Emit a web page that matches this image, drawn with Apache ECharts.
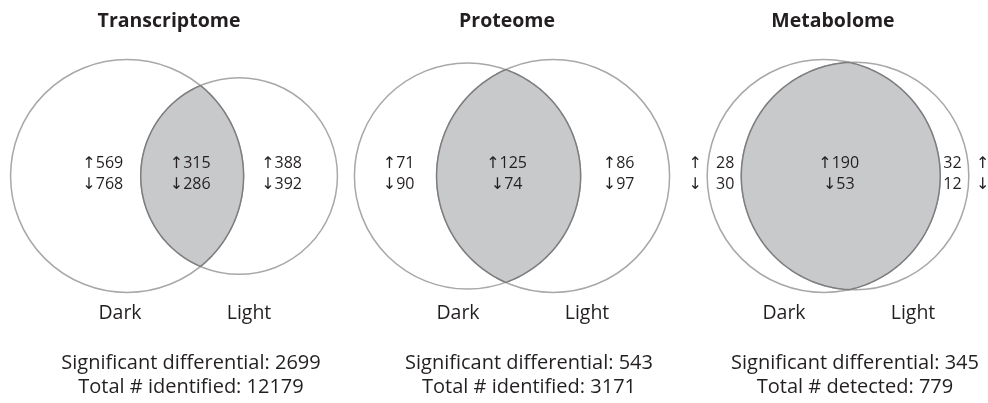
<!DOCTYPE html>
<html><head><meta charset="utf-8">
<script src="https://cdn.jsdelivr.net/npm/echarts@6/dist/echarts.min.js"></script>
<style>html,body{margin:0;padding:0;background:#fff}#c{width:988px;height:403px}</style>
</head><body><div id="c"></div>
<script>
// ---- data ----
const panels = ['Transcriptome', 'Proteome', 'Metabolome'];
const groups = ['Dark', 'Light'];
const darkOnlyUp = [569, 71, 28];
const darkOnlyDown = [768, 90, 30];
const sharedUp = [315, 125, 190];
const sharedDown = [286, 74, 53];
const lightOnlyUp = [388, 86, 32];
const lightOnlyDown = [392, 97, 12];
const sigDiff = [2699, 543, 345];
const totalCount = [12179, 3171, 779];
const totalWord = ['identified', 'identified', 'detected'];

// ---- layout (not data) ----
const panelX = [191, 529, 855];
const CY = 176;
const R = 116.5;
const FONT = '"Open Sans", "DejaVu Sans", sans-serif';
const TEXT = '#231f20';

function lensArea(r1, r2, d) {
  if (d >= r1 + r2) return 0;
  if (d <= Math.abs(r1 - r2)) return Math.PI * Math.min(r1, r2) ** 2;
  const a1 = Math.acos((d * d + r1 * r1 - r2 * r2) / (2 * d * r1));
  const a2 = Math.acos((d * d + r2 * r2 - r1 * r1) / (2 * d * r2));
  const k = 0.5 * Math.sqrt((-d + r1 + r2) * (d + r1 - r2) * (d - r1 + r2) * (d + r1 + r2));
  return r1 * r1 * a1 + r2 * r2 * a2 - k;
}
function solveD(r1, r2, target) {
  let lo = Math.abs(r1 - r2), hi = r1 + r2;
  for (let i = 0; i < 80; i++) {
    const mid = (lo + hi) / 2;
    if (lensArea(r1, r2, mid) > target) lo = mid; else hi = mid;
  }
  return (lo + hi) / 2;
}
function geometry(i) {
  const shared = sharedUp[i] + sharedDown[i];
  const dark = darkOnlyUp[i] + darkOnlyDown[i] + shared;
  const light = lightOnlyUp[i] + lightOnlyDown[i] + shared;
  const big = Math.max(dark, light);
  const r1 = R * Math.sqrt(dark / big);
  const r2 = R * Math.sqrt(light / big);
  const target = shared / big * Math.PI * R * R;
  const d = solveD(r1, r2, target);
  const bboxCenter = panelX[i] - 17;
  const x1 = bboxCenter - (d + r2 - r1) / 2;
  const x2 = x1 + d;
  return { r1, r2, d, x1, x2 };
}

const chart = echarts.init(document.getElementById('c'), null, { renderer: 'canvas' });

function renderItem(params, api) {
  const i = api.value(0);
  const g = geometry(i);
  const px = (x, y) => api.coord([x, y]);
  const sz = (v) => api.size([v, 0])[0];
  const c1 = px(g.x1, CY), c2 = px(g.x2, CY);
  const children = [];
  children.push({ type: 'circle', shape: { cx: c1[0], cy: c1[1], r: sz(g.r1) },
    style: { fill: 'none', stroke: '#a8a8aa', lineWidth: 1.5 } });
  children.push({ type: 'circle', shape: { cx: c2[0], cy: c2[1], r: sz(g.r2) },
    style: { fill: 'none', stroke: '#a8a8aa', lineWidth: 1.5 } });
  // lens
  const a = (g.d * g.d + g.r1 * g.r1 - g.r2 * g.r2) / (2 * g.d);
  const h = Math.sqrt(Math.max(0, g.r1 * g.r1 - a * a));
  const al = Math.atan2(h, a);
  const be = Math.atan2(h, a - g.d);
  const pts = [];
  const N = 120;
  for (let k = 0; k <= N; k++) {
    const t = -al + 2 * al * k / N;
    pts.push(px(g.x1 + g.r1 * Math.cos(t), CY + g.r1 * Math.sin(t)));
  }
  for (let k = 0; k <= N; k++) {
    const t = be + (2 * Math.PI - 2 * be) * k / N;
    pts.push(px(g.x2 + g.r2 * Math.cos(t), CY + g.r2 * Math.sin(t)));
  }
  children.push({ type: 'polygon', shape: { points: pts },
    style: { fill: '#c8c9cb', stroke: '#7e7e80', lineWidth: 1.5 } });

  const lensL = g.x2 - g.r2, lensR = g.x1 + g.r1;
  const leftEdge = g.x1 - g.r1, rightEdge = g.x2 + g.r2;
  const numStyle = { fontFamily: FONT, fontSize: 16, fill: TEXT, lineHeight: 20.5,
    align: 'center', verticalAlign: 'middle' };
  const txt = (x, y, text, extra) => {
    const p = px(x, y);
    return { type: 'text', style: Object.assign({}, numStyle, { x: p[0], y: p[1], text }, extra || {}) };
  };
  const ly = CY - 2;
  // shared
  children.push(txt((lensL + lensR) / 2 - 2, ly, '↑' + sharedUp[i] + '\n↓' + sharedDown[i]));
  // dark only
  if (lensL - leftEdge > 60) {
    children.push(txt(lensL - 38, ly, '↑' + darkOnlyUp[i] + '\n↓' + darkOnlyDown[i]));
  } else {
    children.push(txt((lensL + leftEdge) / 2 + 1, ly, darkOnlyUp[i] + '\n' + darkOnlyDown[i]));
    children.push(txt(leftEdge - 12, ly, '↑\n↓'));
  }
  // light only
  if (rightEdge - lensR > 60) {
    children.push(txt(lensR + 38, ly, '↑' + lightOnlyUp[i] + '\n↓' + lightOnlyDown[i]));
  } else {
    children.push(txt((lensR + rightEdge) / 2 - 2, ly, lightOnlyUp[i] + '\n' + lightOnlyDown[i]));
    children.push(txt(rightEdge + 14, ly, '↑\n↓'));
  }
  // titles & labels
  children.push(txt(panelX[i] - 22, 21, panels[i], { fontSize: 19.5, fontWeight: 'bold' }));
  children.push(txt(panelX[i] - 71, 313, groups[0], { fontSize: 19.5 }));
  children.push(txt(panelX[i] + 58, 313, groups[1], { fontSize: 19.5 }));
  children.push(txt(panelX[i], 363, 'Significant differential: ' + sigDiff[i], { fontSize: 20 }));
  children.push(txt(panelX[i], 387, 'Total # ' + totalWord[i] + ': ' + totalCount[i], { fontSize: 20 }));
  return { type: 'group', children };
}

chart.setOption({
  animation: false,
  grid: { left: 0, right: 0, top: 0, bottom: 0 },
  xAxis: { type: 'value', min: 0, max: 988, show: false },
  yAxis: { type: 'value', min: 0, max: 403, inverse: true, show: false },
  series: [{
    type: 'custom',
    coordinateSystem: 'cartesian2d',
    silent: true,
    clip: false,
    encode: { x: -1, y: -1 },
    data: panels.map((p, i) => [i]),
    renderItem
  }]
});
</script>
</body></html>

+ + + + + + +

*WHAT YOU SHOULD DO*
Without any pictures, reproduce the lines from the first one in the material through the line that has "const TEXT = '#231f20';", exactly as they appear.

*COMPLETE ANSWER*
Emit a web page that matches this image, drawn with Apache ECharts.
<!DOCTYPE html>
<html><head><meta charset="utf-8">
<script src="https://cdn.jsdelivr.net/npm/echarts@6/dist/echarts.min.js"></script>
<style>html,body{margin:0;padding:0;background:#fff}#c{width:988px;height:403px}</style>
</head><body><div id="c"></div>
<script>
// ---- data ----
const panels = ['Transcriptome', 'Proteome', 'Metabolome'];
const groups = ['Dark', 'Light'];
const darkOnlyUp = [569, 71, 28];
const darkOnlyDown = [768, 90, 30];
const sharedUp = [315, 125, 190];
const sharedDown = [286, 74, 53];
const lightOnlyUp = [388, 86, 32];
const lightOnlyDown = [392, 97, 12];
const sigDiff = [2699, 543, 345];
const totalCount = [12179, 3171, 779];
const totalWord = ['identified', 'identified', 'detected'];

// ---- layout (not data) ----
const panelX = [191, 529, 855];
const CY = 176;
const R = 116.5;
const FONT = '"Open Sans", "DejaVu Sans", sans-serif';
const TEXT = '#231f20';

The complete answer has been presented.